(Records)
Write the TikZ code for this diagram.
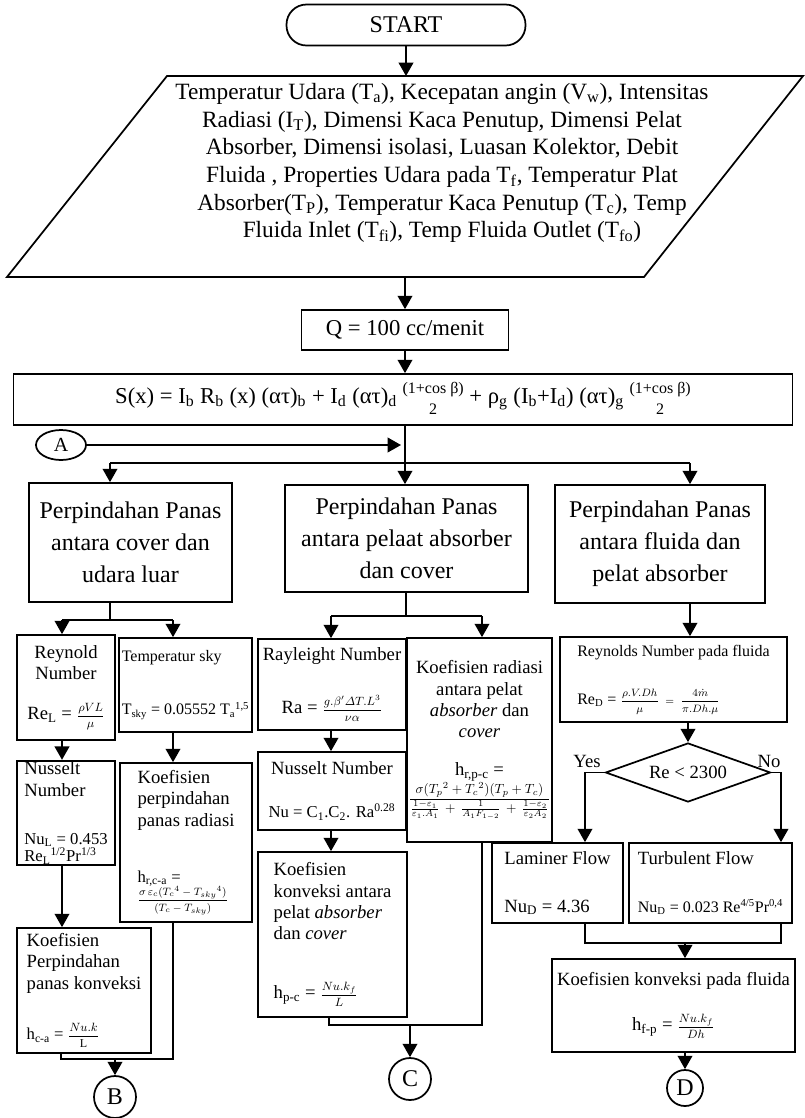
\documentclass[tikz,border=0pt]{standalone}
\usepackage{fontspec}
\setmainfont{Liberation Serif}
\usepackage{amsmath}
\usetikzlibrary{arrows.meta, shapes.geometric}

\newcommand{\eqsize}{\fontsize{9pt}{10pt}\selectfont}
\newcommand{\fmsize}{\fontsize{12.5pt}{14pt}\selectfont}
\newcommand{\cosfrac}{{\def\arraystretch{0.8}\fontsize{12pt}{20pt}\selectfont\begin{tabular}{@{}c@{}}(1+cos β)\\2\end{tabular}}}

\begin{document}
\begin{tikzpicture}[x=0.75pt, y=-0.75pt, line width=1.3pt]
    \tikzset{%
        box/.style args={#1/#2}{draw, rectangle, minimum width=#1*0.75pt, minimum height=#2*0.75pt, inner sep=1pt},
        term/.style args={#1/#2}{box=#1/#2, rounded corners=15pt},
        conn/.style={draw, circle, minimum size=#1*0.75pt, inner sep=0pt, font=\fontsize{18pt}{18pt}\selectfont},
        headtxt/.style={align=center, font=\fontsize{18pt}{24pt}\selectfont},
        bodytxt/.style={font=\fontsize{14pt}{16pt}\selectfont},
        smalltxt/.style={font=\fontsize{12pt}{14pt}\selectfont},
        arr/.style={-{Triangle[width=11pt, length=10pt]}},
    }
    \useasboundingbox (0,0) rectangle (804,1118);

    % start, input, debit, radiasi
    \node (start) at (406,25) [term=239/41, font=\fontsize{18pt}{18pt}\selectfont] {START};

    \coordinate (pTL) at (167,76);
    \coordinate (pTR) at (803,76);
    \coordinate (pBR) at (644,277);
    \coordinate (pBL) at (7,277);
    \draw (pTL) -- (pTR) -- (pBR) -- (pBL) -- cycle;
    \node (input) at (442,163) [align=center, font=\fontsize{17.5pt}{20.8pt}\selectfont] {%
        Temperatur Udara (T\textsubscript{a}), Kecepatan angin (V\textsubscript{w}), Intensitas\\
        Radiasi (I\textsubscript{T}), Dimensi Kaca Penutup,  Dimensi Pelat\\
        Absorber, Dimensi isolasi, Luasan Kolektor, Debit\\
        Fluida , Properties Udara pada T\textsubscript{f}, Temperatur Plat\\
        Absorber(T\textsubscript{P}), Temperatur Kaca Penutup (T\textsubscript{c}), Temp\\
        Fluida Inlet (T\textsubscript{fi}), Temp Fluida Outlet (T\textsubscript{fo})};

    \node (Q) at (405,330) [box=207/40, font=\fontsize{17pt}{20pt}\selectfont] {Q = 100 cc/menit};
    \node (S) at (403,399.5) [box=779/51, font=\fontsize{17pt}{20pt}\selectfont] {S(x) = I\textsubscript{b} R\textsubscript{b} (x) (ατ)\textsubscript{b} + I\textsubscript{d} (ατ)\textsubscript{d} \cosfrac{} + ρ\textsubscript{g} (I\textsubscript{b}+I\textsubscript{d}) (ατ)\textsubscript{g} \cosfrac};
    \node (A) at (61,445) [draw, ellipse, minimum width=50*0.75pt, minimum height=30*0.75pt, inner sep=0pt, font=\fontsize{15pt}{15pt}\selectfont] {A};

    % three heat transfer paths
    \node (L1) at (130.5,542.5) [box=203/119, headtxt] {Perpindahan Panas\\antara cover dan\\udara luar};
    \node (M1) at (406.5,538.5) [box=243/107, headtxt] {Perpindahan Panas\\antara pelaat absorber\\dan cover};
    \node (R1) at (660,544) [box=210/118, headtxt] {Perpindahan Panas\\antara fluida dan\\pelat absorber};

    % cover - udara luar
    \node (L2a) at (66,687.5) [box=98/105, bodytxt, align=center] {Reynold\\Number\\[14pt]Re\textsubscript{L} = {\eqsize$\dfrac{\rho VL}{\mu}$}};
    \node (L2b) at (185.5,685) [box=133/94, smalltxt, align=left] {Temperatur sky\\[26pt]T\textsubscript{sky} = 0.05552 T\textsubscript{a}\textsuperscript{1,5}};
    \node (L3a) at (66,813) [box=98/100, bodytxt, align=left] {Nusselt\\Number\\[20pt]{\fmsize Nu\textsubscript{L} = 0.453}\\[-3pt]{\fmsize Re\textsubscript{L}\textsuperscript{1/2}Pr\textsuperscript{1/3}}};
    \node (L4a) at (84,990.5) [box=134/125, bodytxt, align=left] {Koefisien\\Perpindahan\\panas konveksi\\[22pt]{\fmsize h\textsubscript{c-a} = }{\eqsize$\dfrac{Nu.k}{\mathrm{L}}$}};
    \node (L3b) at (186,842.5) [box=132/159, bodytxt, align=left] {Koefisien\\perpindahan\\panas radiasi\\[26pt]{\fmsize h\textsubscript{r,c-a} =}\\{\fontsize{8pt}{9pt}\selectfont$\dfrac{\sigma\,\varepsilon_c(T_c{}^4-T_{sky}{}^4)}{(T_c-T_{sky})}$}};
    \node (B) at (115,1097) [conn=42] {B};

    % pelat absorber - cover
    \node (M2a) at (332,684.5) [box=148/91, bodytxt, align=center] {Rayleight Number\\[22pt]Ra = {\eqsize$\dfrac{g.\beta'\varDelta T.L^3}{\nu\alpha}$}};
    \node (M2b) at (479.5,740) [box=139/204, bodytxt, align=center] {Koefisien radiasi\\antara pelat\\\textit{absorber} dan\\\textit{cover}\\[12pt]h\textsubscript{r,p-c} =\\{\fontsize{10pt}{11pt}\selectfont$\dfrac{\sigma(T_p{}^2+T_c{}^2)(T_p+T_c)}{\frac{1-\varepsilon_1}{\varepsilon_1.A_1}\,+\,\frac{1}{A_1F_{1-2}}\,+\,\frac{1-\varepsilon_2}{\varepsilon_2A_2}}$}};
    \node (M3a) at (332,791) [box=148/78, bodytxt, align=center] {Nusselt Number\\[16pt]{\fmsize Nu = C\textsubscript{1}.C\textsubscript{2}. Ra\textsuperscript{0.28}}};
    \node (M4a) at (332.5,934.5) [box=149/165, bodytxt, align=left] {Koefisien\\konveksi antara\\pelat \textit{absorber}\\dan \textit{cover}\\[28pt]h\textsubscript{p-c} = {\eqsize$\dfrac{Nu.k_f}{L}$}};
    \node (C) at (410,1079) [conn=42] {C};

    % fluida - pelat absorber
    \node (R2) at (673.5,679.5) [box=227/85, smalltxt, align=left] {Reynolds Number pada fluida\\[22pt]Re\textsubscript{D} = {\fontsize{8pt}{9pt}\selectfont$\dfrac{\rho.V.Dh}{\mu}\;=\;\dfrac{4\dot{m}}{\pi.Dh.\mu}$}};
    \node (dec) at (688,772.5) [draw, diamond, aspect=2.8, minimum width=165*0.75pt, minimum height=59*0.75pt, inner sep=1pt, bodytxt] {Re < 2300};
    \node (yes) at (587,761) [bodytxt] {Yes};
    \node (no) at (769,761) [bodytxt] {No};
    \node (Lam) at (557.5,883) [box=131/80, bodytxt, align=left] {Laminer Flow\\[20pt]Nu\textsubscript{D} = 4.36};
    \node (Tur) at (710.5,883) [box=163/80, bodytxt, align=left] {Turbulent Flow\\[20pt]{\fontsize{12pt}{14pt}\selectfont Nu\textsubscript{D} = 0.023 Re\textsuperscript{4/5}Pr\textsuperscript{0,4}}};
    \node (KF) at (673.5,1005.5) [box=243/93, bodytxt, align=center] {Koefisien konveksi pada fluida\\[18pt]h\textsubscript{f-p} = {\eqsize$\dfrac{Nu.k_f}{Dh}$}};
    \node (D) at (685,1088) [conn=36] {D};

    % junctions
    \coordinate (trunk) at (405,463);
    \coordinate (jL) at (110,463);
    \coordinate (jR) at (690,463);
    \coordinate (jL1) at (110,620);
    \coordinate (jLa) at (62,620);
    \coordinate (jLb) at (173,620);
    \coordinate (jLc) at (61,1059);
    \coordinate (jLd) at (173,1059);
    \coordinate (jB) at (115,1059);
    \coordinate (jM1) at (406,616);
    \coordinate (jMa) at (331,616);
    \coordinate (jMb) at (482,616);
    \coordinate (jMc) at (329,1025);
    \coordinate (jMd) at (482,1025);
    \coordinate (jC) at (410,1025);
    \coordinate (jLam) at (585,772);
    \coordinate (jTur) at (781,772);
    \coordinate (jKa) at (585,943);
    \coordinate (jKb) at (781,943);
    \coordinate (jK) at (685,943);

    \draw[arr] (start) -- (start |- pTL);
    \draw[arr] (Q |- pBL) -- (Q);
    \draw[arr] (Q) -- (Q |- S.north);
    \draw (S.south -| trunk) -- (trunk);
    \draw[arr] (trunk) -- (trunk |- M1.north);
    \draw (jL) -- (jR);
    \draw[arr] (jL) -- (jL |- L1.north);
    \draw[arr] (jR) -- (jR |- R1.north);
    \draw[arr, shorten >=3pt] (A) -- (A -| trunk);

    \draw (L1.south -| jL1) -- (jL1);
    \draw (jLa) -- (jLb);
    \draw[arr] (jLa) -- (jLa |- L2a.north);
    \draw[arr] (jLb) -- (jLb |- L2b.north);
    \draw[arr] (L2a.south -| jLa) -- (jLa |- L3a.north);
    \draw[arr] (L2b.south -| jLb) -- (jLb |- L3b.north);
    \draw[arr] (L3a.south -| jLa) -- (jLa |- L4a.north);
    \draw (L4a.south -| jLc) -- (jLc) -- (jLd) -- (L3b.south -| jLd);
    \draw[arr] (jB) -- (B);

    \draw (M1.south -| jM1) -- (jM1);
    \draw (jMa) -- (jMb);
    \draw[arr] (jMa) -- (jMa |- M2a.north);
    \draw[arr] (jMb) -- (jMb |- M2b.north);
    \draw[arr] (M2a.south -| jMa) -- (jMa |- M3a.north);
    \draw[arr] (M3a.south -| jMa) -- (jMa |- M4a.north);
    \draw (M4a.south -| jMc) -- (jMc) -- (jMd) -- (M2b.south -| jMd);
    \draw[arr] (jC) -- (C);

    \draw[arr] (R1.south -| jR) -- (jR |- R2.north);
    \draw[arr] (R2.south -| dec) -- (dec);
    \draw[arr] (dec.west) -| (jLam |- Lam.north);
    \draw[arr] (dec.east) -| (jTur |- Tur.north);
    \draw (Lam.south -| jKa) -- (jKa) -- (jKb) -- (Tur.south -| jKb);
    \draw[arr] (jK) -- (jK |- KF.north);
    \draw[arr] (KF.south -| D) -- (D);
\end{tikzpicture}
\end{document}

* * *

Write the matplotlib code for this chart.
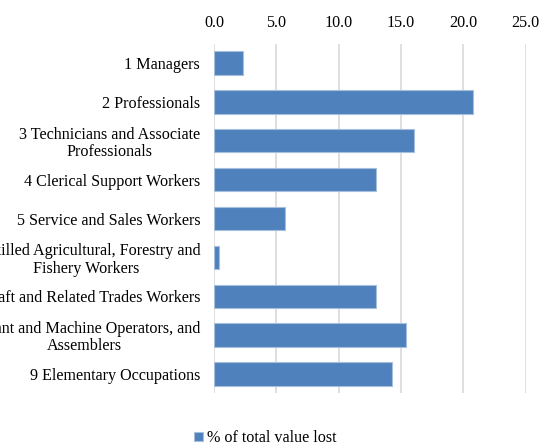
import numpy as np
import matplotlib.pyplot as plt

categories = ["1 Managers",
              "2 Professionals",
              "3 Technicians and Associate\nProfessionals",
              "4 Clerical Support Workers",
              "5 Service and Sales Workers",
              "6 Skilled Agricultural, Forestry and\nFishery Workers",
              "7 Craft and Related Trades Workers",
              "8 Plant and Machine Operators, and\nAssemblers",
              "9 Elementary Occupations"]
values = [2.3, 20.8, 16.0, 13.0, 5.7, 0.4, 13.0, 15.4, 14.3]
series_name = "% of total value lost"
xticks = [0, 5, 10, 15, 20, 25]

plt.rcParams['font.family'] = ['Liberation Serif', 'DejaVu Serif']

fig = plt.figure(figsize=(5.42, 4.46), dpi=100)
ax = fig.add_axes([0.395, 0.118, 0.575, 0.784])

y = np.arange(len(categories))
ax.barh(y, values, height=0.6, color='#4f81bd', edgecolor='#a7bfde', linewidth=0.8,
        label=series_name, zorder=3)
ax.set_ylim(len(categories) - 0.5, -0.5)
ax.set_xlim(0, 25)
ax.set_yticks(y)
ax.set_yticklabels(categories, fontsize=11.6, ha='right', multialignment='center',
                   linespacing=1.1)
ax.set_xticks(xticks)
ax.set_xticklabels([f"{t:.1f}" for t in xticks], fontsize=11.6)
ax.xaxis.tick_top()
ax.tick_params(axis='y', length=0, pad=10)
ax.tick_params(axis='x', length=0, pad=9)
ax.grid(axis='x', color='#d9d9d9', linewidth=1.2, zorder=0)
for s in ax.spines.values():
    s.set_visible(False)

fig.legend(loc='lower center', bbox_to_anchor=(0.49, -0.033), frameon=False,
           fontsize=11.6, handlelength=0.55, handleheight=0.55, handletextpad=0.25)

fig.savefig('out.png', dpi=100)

Direction:
Above are some entries; copy exactly the lines from the line with "Write the matplotlib code for this chart." through the line with "ax = fig.add_axes([0.395, 0.118, 0.575, 0.784])", both included, but none of the pictures.

Worked solution:
Write the matplotlib code for this chart.
import numpy as np
import matplotlib.pyplot as plt

categories = ["1 Managers",
              "2 Professionals",
              "3 Technicians and Associate\nProfessionals",
              "4 Clerical Support Workers",
              "5 Service and Sales Workers",
              "6 Skilled Agricultural, Forestry and\nFishery Workers",
              "7 Craft and Related Trades Workers",
              "8 Plant and Machine Operators, and\nAssemblers",
              "9 Elementary Occupations"]
values = [2.3, 20.8, 16.0, 13.0, 5.7, 0.4, 13.0, 15.4, 14.3]
series_name = "% of total value lost"
xticks = [0, 5, 10, 15, 20, 25]

plt.rcParams['font.family'] = ['Liberation Serif', 'DejaVu Serif']

fig = plt.figure(figsize=(5.42, 4.46), dpi=100)
ax = fig.add_axes([0.395, 0.118, 0.575, 0.784])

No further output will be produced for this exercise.